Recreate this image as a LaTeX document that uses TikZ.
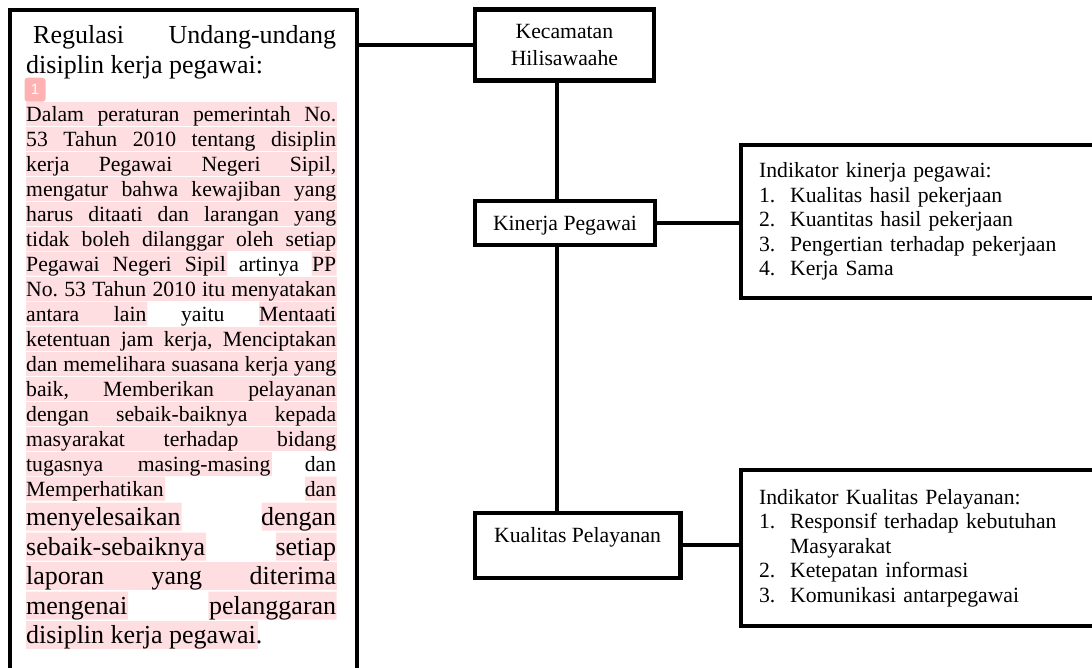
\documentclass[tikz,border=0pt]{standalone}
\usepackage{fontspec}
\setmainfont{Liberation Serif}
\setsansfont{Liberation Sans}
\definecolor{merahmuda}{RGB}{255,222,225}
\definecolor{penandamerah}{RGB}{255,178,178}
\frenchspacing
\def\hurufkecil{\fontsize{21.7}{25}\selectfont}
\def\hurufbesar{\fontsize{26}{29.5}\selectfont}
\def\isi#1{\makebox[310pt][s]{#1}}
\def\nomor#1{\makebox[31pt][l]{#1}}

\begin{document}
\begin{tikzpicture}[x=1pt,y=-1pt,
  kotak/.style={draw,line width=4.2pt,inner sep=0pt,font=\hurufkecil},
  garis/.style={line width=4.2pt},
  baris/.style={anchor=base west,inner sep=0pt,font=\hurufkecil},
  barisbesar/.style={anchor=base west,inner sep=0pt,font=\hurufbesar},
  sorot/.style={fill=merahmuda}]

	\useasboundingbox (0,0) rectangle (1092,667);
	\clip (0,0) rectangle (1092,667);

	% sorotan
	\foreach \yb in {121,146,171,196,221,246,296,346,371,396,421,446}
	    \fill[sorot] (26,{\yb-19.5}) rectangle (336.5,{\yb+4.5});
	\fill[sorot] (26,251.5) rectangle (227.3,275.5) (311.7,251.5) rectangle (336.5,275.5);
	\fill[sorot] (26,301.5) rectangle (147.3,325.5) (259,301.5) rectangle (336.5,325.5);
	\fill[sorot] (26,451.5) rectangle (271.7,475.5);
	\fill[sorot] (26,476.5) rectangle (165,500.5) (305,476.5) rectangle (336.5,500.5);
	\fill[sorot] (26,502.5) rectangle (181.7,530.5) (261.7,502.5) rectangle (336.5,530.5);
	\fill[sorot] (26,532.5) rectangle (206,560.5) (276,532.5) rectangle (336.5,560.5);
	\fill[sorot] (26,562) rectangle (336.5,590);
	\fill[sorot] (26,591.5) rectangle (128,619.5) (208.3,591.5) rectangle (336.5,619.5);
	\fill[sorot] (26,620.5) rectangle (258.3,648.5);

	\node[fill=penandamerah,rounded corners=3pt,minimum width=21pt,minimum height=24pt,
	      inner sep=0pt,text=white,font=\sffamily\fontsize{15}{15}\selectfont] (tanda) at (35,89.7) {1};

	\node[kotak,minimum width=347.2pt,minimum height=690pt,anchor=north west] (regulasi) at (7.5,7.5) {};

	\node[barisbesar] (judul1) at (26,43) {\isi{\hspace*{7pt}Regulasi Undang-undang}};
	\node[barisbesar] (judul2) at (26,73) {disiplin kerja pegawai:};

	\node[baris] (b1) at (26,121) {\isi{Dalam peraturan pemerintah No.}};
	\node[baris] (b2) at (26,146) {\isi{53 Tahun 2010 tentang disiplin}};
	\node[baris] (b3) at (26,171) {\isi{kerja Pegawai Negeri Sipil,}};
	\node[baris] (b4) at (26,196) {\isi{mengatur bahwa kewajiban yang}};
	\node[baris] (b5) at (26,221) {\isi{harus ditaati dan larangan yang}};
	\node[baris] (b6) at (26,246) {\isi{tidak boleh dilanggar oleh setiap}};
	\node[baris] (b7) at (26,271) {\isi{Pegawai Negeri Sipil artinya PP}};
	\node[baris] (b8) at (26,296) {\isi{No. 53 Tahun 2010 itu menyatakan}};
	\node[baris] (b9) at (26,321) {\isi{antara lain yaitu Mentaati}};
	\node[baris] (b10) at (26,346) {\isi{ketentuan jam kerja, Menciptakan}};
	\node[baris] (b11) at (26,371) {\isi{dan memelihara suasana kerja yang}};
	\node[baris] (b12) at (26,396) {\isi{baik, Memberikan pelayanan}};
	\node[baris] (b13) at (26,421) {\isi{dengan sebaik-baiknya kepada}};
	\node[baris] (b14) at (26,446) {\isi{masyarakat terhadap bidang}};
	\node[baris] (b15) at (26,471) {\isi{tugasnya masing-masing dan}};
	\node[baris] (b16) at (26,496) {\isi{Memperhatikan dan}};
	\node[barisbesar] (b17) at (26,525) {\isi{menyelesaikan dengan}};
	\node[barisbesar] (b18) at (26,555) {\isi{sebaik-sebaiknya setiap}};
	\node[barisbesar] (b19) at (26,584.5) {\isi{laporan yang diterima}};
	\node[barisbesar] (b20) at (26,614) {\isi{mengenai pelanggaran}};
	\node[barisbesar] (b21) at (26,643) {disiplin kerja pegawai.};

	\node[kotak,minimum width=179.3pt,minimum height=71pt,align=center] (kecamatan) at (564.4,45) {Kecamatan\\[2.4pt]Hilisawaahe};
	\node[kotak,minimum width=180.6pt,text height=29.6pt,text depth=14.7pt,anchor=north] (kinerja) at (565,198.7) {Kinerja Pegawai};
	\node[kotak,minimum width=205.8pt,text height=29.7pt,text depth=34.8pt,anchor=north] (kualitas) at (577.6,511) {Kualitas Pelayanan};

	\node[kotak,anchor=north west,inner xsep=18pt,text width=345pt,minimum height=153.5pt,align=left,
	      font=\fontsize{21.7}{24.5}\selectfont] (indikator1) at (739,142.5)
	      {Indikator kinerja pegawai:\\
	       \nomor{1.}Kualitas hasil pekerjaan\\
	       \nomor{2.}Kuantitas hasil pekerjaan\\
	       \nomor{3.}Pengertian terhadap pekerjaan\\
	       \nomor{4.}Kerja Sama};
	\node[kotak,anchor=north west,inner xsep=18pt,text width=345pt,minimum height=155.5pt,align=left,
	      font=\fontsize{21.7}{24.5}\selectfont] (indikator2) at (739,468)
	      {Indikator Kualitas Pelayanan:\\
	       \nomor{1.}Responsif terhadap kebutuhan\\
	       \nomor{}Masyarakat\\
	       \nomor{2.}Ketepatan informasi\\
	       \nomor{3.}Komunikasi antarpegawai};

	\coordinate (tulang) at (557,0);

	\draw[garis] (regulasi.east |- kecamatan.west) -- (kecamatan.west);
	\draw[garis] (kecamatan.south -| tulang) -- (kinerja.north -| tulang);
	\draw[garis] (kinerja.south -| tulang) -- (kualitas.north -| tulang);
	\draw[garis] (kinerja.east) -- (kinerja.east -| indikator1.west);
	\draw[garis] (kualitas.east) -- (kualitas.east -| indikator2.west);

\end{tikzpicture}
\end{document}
...
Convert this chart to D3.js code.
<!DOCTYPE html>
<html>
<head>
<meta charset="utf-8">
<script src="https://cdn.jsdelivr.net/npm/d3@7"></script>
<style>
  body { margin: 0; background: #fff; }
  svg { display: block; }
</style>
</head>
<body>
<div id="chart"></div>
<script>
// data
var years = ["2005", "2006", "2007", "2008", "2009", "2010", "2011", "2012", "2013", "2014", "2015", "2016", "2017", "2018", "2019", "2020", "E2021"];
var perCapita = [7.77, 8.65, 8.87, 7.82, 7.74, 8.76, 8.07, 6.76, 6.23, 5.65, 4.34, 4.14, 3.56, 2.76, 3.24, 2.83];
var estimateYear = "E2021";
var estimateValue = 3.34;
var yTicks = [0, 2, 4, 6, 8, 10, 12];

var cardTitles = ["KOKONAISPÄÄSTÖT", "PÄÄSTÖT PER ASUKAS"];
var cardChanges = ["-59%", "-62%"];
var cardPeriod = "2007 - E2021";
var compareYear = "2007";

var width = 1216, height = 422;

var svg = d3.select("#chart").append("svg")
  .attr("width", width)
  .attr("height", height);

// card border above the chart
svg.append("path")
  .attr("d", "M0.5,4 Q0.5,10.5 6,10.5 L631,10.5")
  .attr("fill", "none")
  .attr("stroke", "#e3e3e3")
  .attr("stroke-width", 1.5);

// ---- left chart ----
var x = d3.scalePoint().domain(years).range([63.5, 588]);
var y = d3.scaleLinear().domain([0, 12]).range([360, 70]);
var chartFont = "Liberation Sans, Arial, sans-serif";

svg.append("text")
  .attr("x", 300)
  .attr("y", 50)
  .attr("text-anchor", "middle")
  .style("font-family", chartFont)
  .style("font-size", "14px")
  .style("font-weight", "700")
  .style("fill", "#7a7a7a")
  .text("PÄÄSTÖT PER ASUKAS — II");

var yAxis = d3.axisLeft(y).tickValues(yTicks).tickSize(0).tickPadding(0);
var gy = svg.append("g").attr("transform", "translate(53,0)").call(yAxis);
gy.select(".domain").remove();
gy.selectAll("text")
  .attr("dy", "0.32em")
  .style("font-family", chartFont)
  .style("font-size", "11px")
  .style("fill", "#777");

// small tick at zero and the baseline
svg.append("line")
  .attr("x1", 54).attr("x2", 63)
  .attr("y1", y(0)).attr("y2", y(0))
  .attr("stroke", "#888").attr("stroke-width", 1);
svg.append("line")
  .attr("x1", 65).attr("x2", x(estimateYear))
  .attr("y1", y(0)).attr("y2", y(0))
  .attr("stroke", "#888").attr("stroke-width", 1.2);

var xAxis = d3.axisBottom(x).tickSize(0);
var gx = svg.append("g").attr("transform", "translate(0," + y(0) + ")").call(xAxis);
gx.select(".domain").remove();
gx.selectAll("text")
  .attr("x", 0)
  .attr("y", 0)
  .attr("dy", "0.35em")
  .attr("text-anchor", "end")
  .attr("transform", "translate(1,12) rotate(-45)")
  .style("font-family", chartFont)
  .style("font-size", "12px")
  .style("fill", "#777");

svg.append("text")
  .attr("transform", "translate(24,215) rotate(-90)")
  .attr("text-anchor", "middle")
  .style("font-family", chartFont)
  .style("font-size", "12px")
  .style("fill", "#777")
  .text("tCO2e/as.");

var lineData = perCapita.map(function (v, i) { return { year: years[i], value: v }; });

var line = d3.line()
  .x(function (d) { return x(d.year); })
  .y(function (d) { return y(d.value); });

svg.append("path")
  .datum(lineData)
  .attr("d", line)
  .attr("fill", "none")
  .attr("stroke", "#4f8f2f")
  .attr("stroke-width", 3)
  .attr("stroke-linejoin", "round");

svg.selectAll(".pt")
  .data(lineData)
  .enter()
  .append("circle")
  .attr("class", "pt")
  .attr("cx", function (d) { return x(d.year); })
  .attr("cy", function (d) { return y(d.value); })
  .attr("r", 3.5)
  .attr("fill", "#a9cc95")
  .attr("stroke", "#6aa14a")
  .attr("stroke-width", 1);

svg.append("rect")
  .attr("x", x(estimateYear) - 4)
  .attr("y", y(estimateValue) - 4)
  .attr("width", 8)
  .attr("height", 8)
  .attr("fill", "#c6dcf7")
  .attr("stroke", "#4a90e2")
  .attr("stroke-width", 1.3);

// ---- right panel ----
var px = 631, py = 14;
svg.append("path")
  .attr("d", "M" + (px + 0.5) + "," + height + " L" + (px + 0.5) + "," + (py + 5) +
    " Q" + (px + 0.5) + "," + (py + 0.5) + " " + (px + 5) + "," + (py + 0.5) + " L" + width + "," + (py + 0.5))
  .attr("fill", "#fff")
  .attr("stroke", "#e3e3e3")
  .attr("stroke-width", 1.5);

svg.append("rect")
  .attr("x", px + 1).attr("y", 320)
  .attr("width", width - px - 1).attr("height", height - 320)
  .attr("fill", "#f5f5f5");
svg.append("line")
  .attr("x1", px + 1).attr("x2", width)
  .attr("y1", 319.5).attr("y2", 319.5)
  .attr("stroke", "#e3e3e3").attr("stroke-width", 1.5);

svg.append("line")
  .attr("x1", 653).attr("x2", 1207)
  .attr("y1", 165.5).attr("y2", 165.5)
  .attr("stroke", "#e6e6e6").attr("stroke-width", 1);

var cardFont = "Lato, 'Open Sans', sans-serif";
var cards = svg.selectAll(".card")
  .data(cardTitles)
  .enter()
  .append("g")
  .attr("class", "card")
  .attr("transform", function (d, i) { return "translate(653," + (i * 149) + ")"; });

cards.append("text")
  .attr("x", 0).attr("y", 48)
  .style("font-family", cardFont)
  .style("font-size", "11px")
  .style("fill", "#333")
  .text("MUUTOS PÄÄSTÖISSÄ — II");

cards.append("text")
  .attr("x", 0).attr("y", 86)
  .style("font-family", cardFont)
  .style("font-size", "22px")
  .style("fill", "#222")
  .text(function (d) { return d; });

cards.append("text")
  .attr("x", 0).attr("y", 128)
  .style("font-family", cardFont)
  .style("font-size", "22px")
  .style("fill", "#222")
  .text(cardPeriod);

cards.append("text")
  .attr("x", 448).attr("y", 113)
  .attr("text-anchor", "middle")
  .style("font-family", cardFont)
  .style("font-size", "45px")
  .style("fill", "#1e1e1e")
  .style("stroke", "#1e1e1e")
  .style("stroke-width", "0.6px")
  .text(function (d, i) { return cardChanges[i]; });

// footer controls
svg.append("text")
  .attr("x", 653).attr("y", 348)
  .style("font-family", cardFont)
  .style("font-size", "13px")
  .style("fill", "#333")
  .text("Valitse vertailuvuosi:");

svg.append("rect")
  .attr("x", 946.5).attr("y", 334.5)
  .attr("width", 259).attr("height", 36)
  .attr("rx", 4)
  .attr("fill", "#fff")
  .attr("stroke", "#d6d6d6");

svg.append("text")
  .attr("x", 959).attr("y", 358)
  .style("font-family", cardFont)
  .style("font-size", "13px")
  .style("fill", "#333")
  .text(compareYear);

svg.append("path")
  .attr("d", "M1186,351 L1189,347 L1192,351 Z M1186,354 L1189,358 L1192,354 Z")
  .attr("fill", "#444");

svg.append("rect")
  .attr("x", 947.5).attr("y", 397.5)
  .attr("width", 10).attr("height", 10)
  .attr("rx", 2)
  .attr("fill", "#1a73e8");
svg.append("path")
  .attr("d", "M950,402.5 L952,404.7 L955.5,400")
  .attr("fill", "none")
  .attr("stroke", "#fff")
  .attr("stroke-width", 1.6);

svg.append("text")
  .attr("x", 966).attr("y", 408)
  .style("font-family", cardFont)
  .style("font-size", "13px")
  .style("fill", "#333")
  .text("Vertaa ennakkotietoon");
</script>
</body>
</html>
---
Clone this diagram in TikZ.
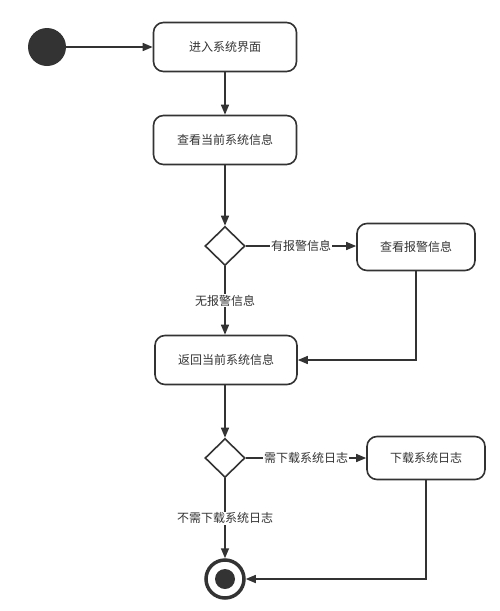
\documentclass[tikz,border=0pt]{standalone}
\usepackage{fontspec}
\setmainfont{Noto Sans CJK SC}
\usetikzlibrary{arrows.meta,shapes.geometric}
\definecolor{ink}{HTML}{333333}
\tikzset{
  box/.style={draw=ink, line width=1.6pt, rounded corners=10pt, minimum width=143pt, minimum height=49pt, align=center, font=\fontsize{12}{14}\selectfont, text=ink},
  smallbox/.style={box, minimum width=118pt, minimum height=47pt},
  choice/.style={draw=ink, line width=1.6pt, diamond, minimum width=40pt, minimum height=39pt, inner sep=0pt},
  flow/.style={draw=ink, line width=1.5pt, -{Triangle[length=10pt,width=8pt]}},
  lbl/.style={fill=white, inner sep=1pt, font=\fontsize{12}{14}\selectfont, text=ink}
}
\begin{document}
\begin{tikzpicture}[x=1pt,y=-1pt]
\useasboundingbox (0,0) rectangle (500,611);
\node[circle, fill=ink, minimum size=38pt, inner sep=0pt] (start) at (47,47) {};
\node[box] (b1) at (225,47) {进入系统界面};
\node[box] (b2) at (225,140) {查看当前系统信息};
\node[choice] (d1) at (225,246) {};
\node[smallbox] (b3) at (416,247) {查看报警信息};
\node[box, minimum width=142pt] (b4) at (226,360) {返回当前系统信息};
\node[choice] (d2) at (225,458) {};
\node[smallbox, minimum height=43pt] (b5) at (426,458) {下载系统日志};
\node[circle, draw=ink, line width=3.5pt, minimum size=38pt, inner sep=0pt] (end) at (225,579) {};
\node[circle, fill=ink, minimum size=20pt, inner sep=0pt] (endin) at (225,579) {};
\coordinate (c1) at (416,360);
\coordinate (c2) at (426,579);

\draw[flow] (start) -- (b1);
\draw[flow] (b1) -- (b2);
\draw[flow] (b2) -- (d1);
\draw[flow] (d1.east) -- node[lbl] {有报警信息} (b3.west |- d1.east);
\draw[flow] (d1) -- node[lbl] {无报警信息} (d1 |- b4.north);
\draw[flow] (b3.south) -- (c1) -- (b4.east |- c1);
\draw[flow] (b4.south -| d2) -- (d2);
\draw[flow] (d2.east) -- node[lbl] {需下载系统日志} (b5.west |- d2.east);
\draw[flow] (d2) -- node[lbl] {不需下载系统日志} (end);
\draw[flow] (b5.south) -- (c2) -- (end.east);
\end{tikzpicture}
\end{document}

Short exercise: Where a line of the material above holds the string "this", copy that line.

Finished answer:
Recreate this image as a LaTeX document that uses TikZ.
Convert this chart to D3.js code.
Clone this diagram in TikZ.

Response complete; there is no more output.